5.3 The Barabási-Albert Model

The Barabási-Albert model, or BA model for short, addresses this question: how does a network’s degree distribution form a power law?

Two hidden assumptions of the random network model do not hold water in real networks:

  1. The random network model assumes that the number of nodes is fixed. In real networks, however, this number continues to grow as new nodes join the network. That is to say, the size of a real network keeps growing.

  2. The random network model assumes that a link is generated randomly. However, in real networks, new nodes prefer to link to high-degree nodes. This phenomenon is called preferential attachment.

The BA model recognized the coexistence of network growth and preferential attachment in real networks and proposed a method of generating networks with scale-free properties, i.e., hubs, and a degree distribution that follows a power law.

I am wondering: does a power law distribution already implies that there are hubs in the network?

We begin with \(m_0\) nodes. Each node’s degree is no less than 1. Links between these \(m_0\) nodes are arbitrary.

  1. At each timestep, a new node \(i\) with a degree of \(m\) (\(m \le m_0\)) is added to the network.

  2. The probability that node \(i\) connects to an old node, denoted as node \(j\), is proportional to the old node’s degree \(k_j\) (Menczer, Fortunato, and Davis 2020):

\[\begin{equation} \Pi(i, j) = \frac{k_j}{\sum\limits_l k_l} \tag{5.3} \end{equation}\]

The denominator in Eq. (5.3) is the sum of all degrees in the old network, so the sum of all these probabilities is equal to one (Menczer, Fortunato, and Davis 2020).

I am not sure whether I can explain why the sum of all these probabilities is equal to one this way: Let us say the probability that node \(i\) will connect to node \(1\) is \(P_1\), to node \(2\), \(P_2\), to node \(3\), \(P_3\) …, if we add these probabilities up, it will (and has to) be equal to one.
In Menczer, Fortunato, and Davis (2020), in Box 5.4, it says that \(m\) here is the average degree of the network. I did not quite understand why.

The image 5.4 made me wonder whether my computation of 5.4 was wrong. I will check it later.

Update: Yeah, i was wrong. Originally, when calculating deg.dist_internet, I set cumulative to be FALSE. This is due to the fact that I did not quite understand power law distribution at that time. I need to set it to be TRUE.

5.3.1 Improving the BA model

The following is largely from the online course of INFO 606 at Indiana University taught by Professor Yong-Yoel (“YY”) Ahn. My notes are accompanied.
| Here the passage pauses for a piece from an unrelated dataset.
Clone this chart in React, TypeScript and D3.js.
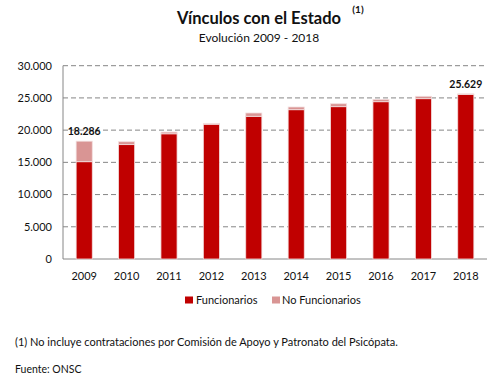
import React from "react";
import * as d3 from "d3";

const years = ["2009", "2010", "2011", "2012", "2013", "2014", "2015", "2016", "2017", "2018"];
const funcionarios = [15100, 17750, 19430, 20920, 22150, 23170, 23640, 24410, 24880, 25520];
const noFuncionarios = [3186, 450, 270, 130, 510, 420, 460, 370, 370, 109];
const yTicks = [0, 5000, 10000, 15000, 20000, 25000, 30000];
const labeledYears = ["2009", "2018"];

const FONT = "Lato, 'Noto Sans', sans-serif";
const C_FUNC = "#C00000";
const C_NOF = "#D99594";

const W = 498;
const H = 378;
const M = { left: 63, right: 487, top: 65.7, bottom: 259 };

const fmt = (v: number) => d3.format(",")(v).replace(/,/g, ".");

export default function App() {
  const x = d3.scaleBand<string>().domain(years).range([M.left, M.right]).paddingInner(0.62).paddingOuter(0.31);
  const y = d3.scaleLinear().domain([0, 30000]).range([M.bottom, M.top]);

  return (
    <svg width={W} height={H} style={{ position: "absolute", left: 0, top: 0, background: "#fff" }} fontFamily={FONT}>
      <text x={259} y={24} textAnchor="middle" fontSize={16.5} fontWeight="bold" fill="#111">
        Vínculos  con el Estado
      </text>
      <text x={358} y={13} textAnchor="middle" fontSize={10} fontWeight="bold" fill="#111">(1)</text>
      <text x={259} y={42} textAnchor="middle" fontSize={12} fill="#111">Evolución 2009 - 2018</text>

      {yTicks.map((t) => (
        <g key={t}>
          {t > 0 && (
            <line x1={M.left} x2={M.right} y1={y(t)} y2={y(t)} stroke="#868686" strokeWidth={1} strokeDasharray="5,3" />
          )}
          <text x={52} y={y(t)} dy="0.35em" textAnchor="end" fontSize={11} fill="#111">
            {fmt(t)}
          </text>
        </g>
      ))}
      <line x1={M.left} x2={M.left} y1={M.top} y2={M.bottom} stroke="#868686" strokeWidth={1} />
      <line x1={M.left} x2={M.right} y1={M.bottom} y2={M.bottom} stroke="#868686" strokeWidth={1} />

      {years.map((yr, i) => {
        const bx = x(yr)!;
        const bw = x.bandwidth();
        const f = funcionarios[i];
        const n = noFuncionarios[i];
        const total = f + n;
        return (
          <g key={yr}>
            <rect x={bx} y={y(f)} width={bw} height={y(0) - y(f)} fill={C_FUNC} stroke="#f3dede" strokeWidth={0.8} />
            <rect x={bx} y={y(total)} width={bw} height={y(f) - y(total)} fill={C_NOF} stroke="#f3dede" strokeWidth={0.8} />
            {labeledYears.includes(yr) && (
              <text x={bx + bw / 2} y={y(total) - 6} textAnchor="middle" fontSize={10.5} fontWeight="bold" fill="#111">
                {fmt(total)}
              </text>
            )}
            <text x={bx + bw / 2} y={280} textAnchor="middle" fontSize={11} fill="#111">
              {yr}
            </text>
          </g>
        );
      })}

      <rect x={185} y={296.5} width={8} height={7} fill={C_FUNC} />
      <text x={196} y={300} dy="0.35em" fontSize={11} fill="#111">Funcionarios</text>
      <rect x={272} y={296.5} width={8} height={7} fill={C_NOF} />
      <text x={282} y={300} dy="0.35em" fontSize={11} fill="#111">No Funcionarios</text>

      <text x={15} y={342} dy="0.35em" fontSize={11} fill="#111">
        (1) No  incluye contrataciones por Comisión de Apoyo  y Patronato del  Psicópata.
      </text>
      <text x={15} y={369} dy="0.35em" fontSize={10.5} fill="#111">Fuente:  ONSC</text>
    </svg>
  );
}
Suppose you are an incoming node and are about to attach yourself to other nodes. According to Eq. (5.3), you first should calculate all the degree nodes in the existing network and then calculate the proportion of a specific node’s degree against the sum of all the degrees. This proportion will be the probability that you will connect to this node.

There is a problem in the first step. You need to know all the nodes before you can get the sum of all degrees. However, this is very difficult. For instance, when you enter a university, and are about to develop a friendship with other people, is it realistic for you to first know how many friends EVERY person at this university has? Probably not.

Is it possible for us to achieve preferential attachment without requiring knowledge about each and every node in the existing network?

Yes. Try this: The incoming node randomly chooses a link from the existing network, then connect to either end of this link. Hubs have more links connecting to it, so it is more likely for this incoming node to connect to a hub. If you have difficulty understanding why so, consider the extreme example of a star graph.

starG <- make_star(n = 12, mode = "undirected", center = 1 )
plot (starG)
A star graph

FIGURE 5.5: A star graph

In Fig. 5.5, no matter which link you pick, it is always connected to the hub.

If you have followed the understood the logic so far, you should be able to know that if \(k_i = 2 \cdot k_j\) (meaning node \(i\) has twice as many links as node \(j\)), then the incoming node is twice as likely to connect to node \(i\). This means that the probability of connecting to node \(i\) is linearly proportional to \(k_i\), which is how the BA model defines preferential attachment.

Professor YY said at the end of the video that this process can also result in a high clustering coeffient of the network. I need to brush up on clustering coeffient a little bit to understand explain why.